I had a real light-bulb moment when I held my “skinny” jeans out in front of me and took in the entirety of their girth.
My “skinny” jeans look strikingly similar to my “fat” jeans.
Enter: The New Year’s Diet Resolution.
When I just typed the words “New Year’s Resolution”, a deep and very ominous voice spoke them in my head, so I hope you’re getting the full gravity of my resolution.
Today, getting skinny meant sitting at the table and watching my kids eat cheesecake. Temptation rose up around me like red-faced demons trying to drag my flabby thighs right to the pits of wide-leg denim hell.
I drank a diet Coke, hoping to trick my brain into thinking it was just as good a treat as cheesecake.
My brain knows better.
Lest you want to scold me for being shallow, putting too much focus on the size of my jeans, and thinking the whole world has to be skinny, let me explain.
I think each of us has a comfortable and healthy weight range. We should aim to live in that range. My numbers are different from your numbers, just like my body is different from yours. But, we all have our happy and healthy place.
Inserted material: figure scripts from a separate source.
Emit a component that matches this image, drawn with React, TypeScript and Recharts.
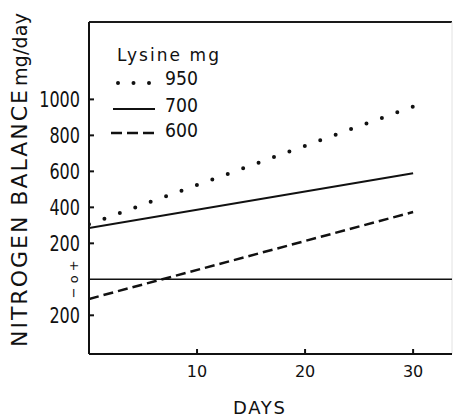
import React from "react";
import { LineChart, Line, XAxis, YAxis, ReferenceLine } from "recharts";

// days on trial and nitrogen balance (mg/day) for each lysine intake
const days = [0, 30];
const lysine950 = [306, 960];
const lysine700 = [285, 590];
const lysine600 = [-109, 374];

const yTicks = [1000, 800, 600, 400, 200, 0, -200];
const xTicks = [10, 20, 30];

const FONT = "'DejaVu Sans', sans-serif";
const W = 454;
const H = 418;
const PLOT_LEFT = 89;
const PLOT_BOTTOM = 354;

const rows = days.map((d, i) => ({
  day: d,
  l950: lysine950[i],
  l700: lysine700[i],
  l600: lysine600[i],
}));

const legendItems = [
  { key: "l950", label: "950", style: "dots" },
  { key: "l700", label: "700", style: "solid" },
  { key: "l600", label: "600", style: "dash" },
];

function YTick(props: any) {
  const { y, payload } = props;
  const v = payload.value;
  if (v === 0) {
    return (
      <text
        x={0}
        y={0}
        transform={`translate(78, ${y}) rotate(-90)`}
        textAnchor="middle"
        fontFamily={FONT}
        fontSize={13}
        fill="#111"
      >
        − o +
      </text>
    );
  }
  const txt = String(Math.abs(v));
  return (
    <g>
      <line x1={PLOT_LEFT} x2={PLOT_LEFT + 5} y1={y} y2={y} stroke="#111" strokeWidth={2} />
      <text
        x={80}
        y={y + 7.5}
        textAnchor="end"
        fontFamily={FONT}
        fontSize={21}
        fill="#111"
        textLength={txt.length * 10.2}
        lengthAdjust="spacingAndGlyphs"
      >
        {txt}
      </text>
    </g>
  );
}

function XTick(props: any) {
  const { x, payload } = props;
  return (
    <g>
      <line x1={x} x2={x} y1={PLOT_BOTTOM} y2={PLOT_BOTTOM - 5} stroke="#111" strokeWidth={2} />
      <text x={x} y={377} textAnchor="middle" fontFamily={FONT} fontSize={16} fill="#111">
        {payload.value}
      </text>
    </g>
  );
}

// key box in the upper left of the plot
function LegendBox() {
  return (
    <g transform="translate(100, 40)">
      <text
        x={17}
        y={21}
        fontFamily={FONT}
        fontSize={17}
        fill="#111"
        textLength={102}
        lengthAdjust="spacing"
      >
        Lysine mg
      </text>
      {legendItems.map((it, i) => {
        const cy = [43, 69, 93][i];
        const base = [45, 72, 97][i];
        return (
          <g key={it.key}>
            {it.style === "dots" && (
              <line
                x1={18}
                x2={50}
                y1={cy}
                y2={cy}
                stroke="#111"
                strokeWidth={4}
                strokeLinecap="round"
                strokeDasharray="0 15.5"
              />
            )}
            {it.style === "solid" && (
              <line x1={13} x2={55} y1={cy} y2={cy} stroke="#111" strokeWidth={2} />
            )}
            {it.style === "dash" && (
              <line
                x1={11}
                x2={57}
                y1={cy}
                y2={cy}
                stroke="#111"
                strokeWidth={2.5}
                strokeDasharray="11 5"
              />
            )}
            <text
              x={65}
              y={base}
              fontFamily={FONT}
              fontSize={20}
              fill="#111"
              textLength={33}
              lengthAdjust="spacingAndGlyphs"
            >
              {it.label}
            </text>
          </g>
        );
      })}
    </g>
  );
}

export default function App() {
  return (
    <div style={{ position: "absolute", left: 0, top: 0, width: W, height: H, background: "#fff" }}>
      <LineChart width={W} height={H} data={rows} margin={{ top: 22, right: 2, bottom: 0, left: 0 }}>
        <XAxis
          dataKey="day"
          type="number"
          domain={[0, 33.6]}
          ticks={xTicks}
          height={64}
          tick={<XTick />}
          tickLine={false}
          axisLine={{ stroke: "#111", strokeWidth: 2 }}
          allowDataOverflow
        />
        <YAxis
          type="number"
          domain={[-415, 1430]}
          ticks={yTicks}
          width={89}
          tick={<YTick />}
          tickLine={false}
          axisLine={{ stroke: "#111", strokeWidth: 2 }}
          allowDataOverflow
          interval={0}
        />
        <ReferenceLine y={1430} stroke="#1a1a1a" strokeWidth={2} />
        <ReferenceLine x={33.6} stroke="#e2e2e2" strokeWidth={1} />
        <ReferenceLine y={0} stroke="#111" strokeWidth={1.6} />
        <Line
          dataKey="l950"
          stroke="#111"
          strokeWidth={4}
          strokeLinecap="round"
          strokeDasharray="0 16.4"
          dot={false}
          isAnimationActive={false}
        />
        <Line dataKey="l700" stroke="#111" strokeWidth={2} dot={false} isAnimationActive={false} />
        <Line
          dataKey="l600"
          stroke="#111"
          strokeWidth={2.5}
          strokeDasharray="10 5"
          dot={false}
          isAnimationActive={false}
        />
      </LineChart>
      <svg width={W} height={H} style={{ position: "absolute", left: 0, top: 0, pointerEvents: "none" }}>
        <LegendBox />
        <text
          transform="translate(27, 347) rotate(-90)"
          fontFamily={FONT}
          fontSize={22}
          fill="#111"
          textLength={257}
          lengthAdjust="spacing"
        >
          NITROGEN BALANCE
        </text>
        <text
          transform="translate(27, 86) rotate(-90)"
          fontFamily={FONT}
          fontSize={19}
          fill="#111"
          textLength={73}
          lengthAdjust="spacing"
        >
          mg/day
        </text>
        <text
          x={259}
          y={414}
          textAnchor="middle"
          fontFamily={FONT}
          fontSize={18}
          fill="#111"
          textLength={52}
          lengthAdjust="spacing"
        >
          DAYS
        </text>
      </svg>
    </div>
  );
}
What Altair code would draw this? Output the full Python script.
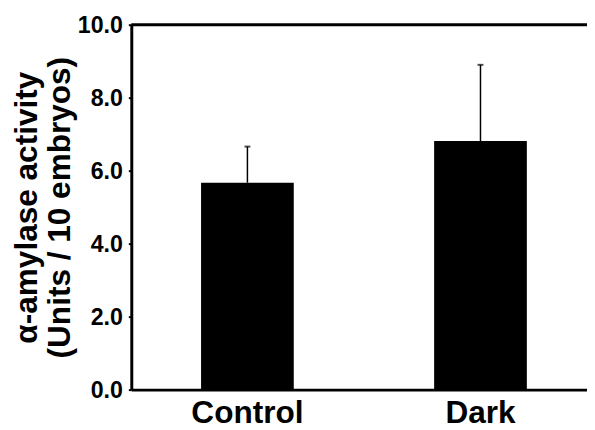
import altair as alt
import pandas as pd

categories = ["Control", "Dark"]
means = [5.67, 6.81]
uppers = [6.66, 8.90]
y_ticks = [0, 2, 4, 6, 8, 10]
y_title = ["α-amylase activity", "(Units / 10 embryos)"]

df = pd.DataFrame({"cat": categories, "mean": means, "upper": uppers})
top_df = pd.DataFrame({"top": [y_ticks[-1]]})

FONT = "Liberation Sans"

x_enc = alt.X(
    "cat:N",
    sort=categories,
    scale=alt.Scale(paddingInner=0.6022, paddingOuter=0.2787, align=0.537, round=False),
    axis=alt.Axis(
        title=None,
        labelAngle=0,
        labelFontSize=32,
        labelFont=FONT,
        labelFontWeight="bold",
        labelColor="black",
        ticks=False,
        tickSize=0,
        labelPadding=8,
        domainColor="black",
        domainWidth=3,
    ),
)

y_scale = alt.Scale(domain=[y_ticks[0], y_ticks[-1]], nice=False)

y_enc = alt.Y(
    "mean:Q",
    scale=y_scale,
    axis=alt.Axis(
        title=y_title,
        values=y_ticks,
        format=".1f",
        grid=False,
        labelFontSize=23.5,
        labelFont=FONT,
        labelFontWeight="bold",
        labelColor="black",
        labelPadding=6,
        labelOffset=1,
        tickSize=3,
        tickWidth=2,
        tickColor="black",
        domainColor="black",
        domainWidth=3,
        titleFont=FONT,
        titleFontSize=32,
        titleFontWeight="bold",
        titleColor="black",
        titleLineHeight=33.5,
        titleAngle=270,
        titleAlign="center",
        titleBaseline="alphabetic",
        titleX=-95.7,
        titleY=185,
    ),
)

base = alt.Chart(df).encode(x=x_enc)

bars = base.mark_bar(color="black").encode(y=y_enc)
rule = base.mark_rule(color="black", strokeWidth=1.5).encode(
    y=alt.Y("mean:Q", scale=y_scale), y2="upper:Q"
)
cap = base.mark_tick(color="black", size=6, thickness=2).encode(
    y=alt.Y("upper:Q", scale=y_scale)
)
top = alt.Chart(top_df).mark_rule(color="black", strokeWidth=3).encode(
    y=alt.Y("top:Q", scale=y_scale)
)

chart = (
    alt.layer(bars, rule, cap, top)
    .properties(
        width=462,
        height=370,
        autosize=alt.AutoSizeParams(type="none"),
        padding={"left": 125, "top": 14, "right": 0, "bottom": 38},
        background="white",
    )
    .configure_view(stroke=None)
)

chart.save("out.html", embed_options={"renderer": "svg", "actions": False})
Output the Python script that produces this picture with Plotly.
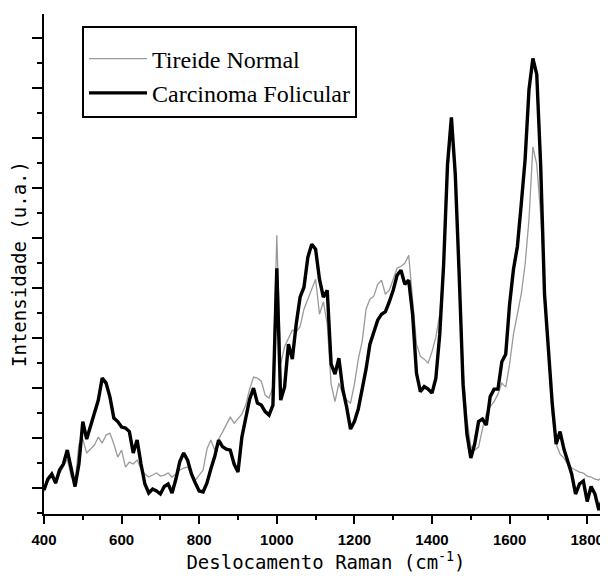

I overshot my happy and healthy place this year. I knew it was happening. Each pound felt a little heavier, but this has been a year of many adjustments for me. I moved from NY to Virginia, and my entire life changed.
Maybe turning forty brought a certain level of clarity to my thinking, or maybe I’m just learning to accept myself for who I am. Either way, I know I can’t do it all.
I can do a few things at a time, and I can do them well, but the moment I take on too much, it all starts to collapse.
Do you ever feel that way?
I packed my house well.
I went to work everyday and did my job well.
I took care of my kids well.
I did not eat well, nor did I exercise well.
I decided, back in the spring, to extend some grace to myself. I don’t usually do that. I’m generally pretty hard on myself, but this one time, I told myself it was okay to focus on all the other important things in my life. I told myself that when I settled into my new home, I’d focus on getting back to my happy and healthy place.
So, that’s what I’m doing, and it’s not even one bit easy.
I lost five pounds in the last twenty-five days.
I’ve made good choices, and I’ve made some bad choices. I’m learning that one bad choice need not spoil the entire day, or week, or month.
Grace.
I bet you need it too. Don’t be afraid to cut yourself some slack. You’ll make a better choice next time. Be kind to yourself, and don’t give up!
I can already feel my (not so) skinny jeans loosening up a bit. This resolution thing is working.
One choice at a time – One grace-filled day at a time.
Our greatest weakness lies in giving up. The most certain way to success is always to just try one more time. ~Thomas A. Edison
What resolutions are you working on this new year?
P.S. I totally have a plan to eat a big creamy piece of cheesecake on my birthday. Until then, I will resist temptation.
Yeah. Even my fat jeans are getting too tight. It’s time.
Trouble is I’ve already extended myself too much grace. 🙂
Wishing blessings on your willpower.